Filter the lines below, copying only those with the string "this".

START

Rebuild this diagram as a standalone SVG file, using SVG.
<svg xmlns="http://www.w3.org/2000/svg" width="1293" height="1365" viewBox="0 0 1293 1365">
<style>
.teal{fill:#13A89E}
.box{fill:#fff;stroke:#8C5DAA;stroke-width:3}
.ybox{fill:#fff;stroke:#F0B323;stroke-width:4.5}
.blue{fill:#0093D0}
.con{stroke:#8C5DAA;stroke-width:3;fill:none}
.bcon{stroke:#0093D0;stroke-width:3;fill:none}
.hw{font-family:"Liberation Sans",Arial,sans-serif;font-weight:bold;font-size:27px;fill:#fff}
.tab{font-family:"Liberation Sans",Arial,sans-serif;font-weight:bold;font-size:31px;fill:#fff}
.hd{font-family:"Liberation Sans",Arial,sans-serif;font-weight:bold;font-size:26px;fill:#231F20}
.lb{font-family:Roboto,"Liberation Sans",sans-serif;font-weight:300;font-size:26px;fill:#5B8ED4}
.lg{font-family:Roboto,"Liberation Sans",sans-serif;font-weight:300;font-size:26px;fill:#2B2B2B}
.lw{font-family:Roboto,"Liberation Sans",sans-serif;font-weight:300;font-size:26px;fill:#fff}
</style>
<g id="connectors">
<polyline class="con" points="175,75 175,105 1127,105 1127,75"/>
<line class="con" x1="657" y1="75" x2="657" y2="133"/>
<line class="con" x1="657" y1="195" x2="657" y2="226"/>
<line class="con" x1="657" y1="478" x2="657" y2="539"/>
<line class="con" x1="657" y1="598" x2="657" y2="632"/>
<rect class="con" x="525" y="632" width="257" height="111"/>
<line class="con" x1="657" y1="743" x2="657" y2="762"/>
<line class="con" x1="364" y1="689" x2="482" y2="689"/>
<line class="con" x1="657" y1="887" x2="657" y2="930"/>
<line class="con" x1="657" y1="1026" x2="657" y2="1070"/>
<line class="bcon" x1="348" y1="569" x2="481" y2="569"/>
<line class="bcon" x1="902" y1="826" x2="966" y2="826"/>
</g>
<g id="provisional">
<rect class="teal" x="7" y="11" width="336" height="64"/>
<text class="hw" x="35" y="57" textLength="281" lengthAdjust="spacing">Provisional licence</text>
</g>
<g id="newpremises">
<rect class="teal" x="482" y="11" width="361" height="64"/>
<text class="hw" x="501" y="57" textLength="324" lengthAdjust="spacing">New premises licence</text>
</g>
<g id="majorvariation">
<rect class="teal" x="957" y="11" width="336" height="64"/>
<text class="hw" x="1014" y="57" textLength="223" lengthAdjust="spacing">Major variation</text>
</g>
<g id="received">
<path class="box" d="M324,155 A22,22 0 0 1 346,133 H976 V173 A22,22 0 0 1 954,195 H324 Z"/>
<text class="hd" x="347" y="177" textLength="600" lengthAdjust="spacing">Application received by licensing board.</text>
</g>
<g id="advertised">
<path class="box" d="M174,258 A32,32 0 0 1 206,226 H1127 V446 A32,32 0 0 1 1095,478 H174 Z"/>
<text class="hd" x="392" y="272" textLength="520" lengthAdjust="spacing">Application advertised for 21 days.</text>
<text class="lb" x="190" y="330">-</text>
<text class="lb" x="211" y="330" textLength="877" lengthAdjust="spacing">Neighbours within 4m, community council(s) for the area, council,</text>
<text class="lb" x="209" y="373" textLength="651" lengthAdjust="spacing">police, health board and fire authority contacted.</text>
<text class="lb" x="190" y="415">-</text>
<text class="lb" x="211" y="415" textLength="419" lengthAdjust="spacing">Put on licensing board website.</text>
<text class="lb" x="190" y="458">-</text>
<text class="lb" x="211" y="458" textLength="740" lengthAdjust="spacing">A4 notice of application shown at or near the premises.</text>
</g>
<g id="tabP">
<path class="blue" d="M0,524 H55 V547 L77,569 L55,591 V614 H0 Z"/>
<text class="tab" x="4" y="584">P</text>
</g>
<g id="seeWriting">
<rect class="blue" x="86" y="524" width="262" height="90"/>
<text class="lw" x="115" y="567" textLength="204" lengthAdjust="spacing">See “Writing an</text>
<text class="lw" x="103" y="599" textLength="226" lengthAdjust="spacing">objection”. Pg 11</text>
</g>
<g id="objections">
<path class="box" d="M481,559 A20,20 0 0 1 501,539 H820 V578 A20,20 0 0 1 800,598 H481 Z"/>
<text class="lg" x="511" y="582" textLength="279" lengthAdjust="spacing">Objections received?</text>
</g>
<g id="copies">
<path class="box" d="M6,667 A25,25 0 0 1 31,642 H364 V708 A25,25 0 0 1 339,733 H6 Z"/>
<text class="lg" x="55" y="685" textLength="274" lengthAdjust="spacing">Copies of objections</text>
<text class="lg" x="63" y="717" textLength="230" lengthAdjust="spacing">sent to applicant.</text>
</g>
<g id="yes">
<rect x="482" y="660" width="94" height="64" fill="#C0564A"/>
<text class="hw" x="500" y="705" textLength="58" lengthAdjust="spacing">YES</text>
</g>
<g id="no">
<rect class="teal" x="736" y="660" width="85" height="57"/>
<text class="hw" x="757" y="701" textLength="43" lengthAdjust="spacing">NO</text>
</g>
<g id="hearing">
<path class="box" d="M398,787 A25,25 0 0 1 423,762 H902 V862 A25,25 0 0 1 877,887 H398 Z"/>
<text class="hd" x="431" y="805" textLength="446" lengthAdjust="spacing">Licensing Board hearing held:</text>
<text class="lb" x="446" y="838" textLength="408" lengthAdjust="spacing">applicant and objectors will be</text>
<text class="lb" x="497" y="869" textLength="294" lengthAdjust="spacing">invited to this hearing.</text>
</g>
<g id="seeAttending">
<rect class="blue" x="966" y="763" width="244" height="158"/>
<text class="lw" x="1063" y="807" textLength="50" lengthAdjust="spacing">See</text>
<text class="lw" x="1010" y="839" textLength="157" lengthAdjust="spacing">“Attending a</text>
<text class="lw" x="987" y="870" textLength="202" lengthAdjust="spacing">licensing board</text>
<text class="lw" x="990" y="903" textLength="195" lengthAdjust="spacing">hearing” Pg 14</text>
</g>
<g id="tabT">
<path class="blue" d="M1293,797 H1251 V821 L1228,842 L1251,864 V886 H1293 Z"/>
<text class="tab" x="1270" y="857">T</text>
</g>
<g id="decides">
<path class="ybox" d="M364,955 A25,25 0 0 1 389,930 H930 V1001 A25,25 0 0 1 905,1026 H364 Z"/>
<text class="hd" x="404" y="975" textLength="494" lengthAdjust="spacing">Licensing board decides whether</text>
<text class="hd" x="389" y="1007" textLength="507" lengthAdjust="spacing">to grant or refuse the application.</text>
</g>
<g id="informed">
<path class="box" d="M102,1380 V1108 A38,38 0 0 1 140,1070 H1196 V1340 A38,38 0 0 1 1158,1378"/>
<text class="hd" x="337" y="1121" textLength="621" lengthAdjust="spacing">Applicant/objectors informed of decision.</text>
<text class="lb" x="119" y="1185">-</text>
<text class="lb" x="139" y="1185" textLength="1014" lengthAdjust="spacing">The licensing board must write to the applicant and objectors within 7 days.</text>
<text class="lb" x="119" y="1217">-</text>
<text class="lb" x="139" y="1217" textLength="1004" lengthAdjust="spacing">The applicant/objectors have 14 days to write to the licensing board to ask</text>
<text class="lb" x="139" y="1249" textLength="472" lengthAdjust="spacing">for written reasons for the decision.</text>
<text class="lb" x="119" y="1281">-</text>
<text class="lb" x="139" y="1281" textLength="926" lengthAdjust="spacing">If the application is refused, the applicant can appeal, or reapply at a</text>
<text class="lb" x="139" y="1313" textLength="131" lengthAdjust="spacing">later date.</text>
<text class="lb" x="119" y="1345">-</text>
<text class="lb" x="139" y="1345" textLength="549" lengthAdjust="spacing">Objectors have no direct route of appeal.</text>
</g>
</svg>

END

§ **EXERCISE OUTPUT**:
Rebuild this diagram as a standalone SVG file, using SVG.
<text class="lb" x="497" y="869" textLength="294" lengthAdjust="spacing">invited to this hearing.</text>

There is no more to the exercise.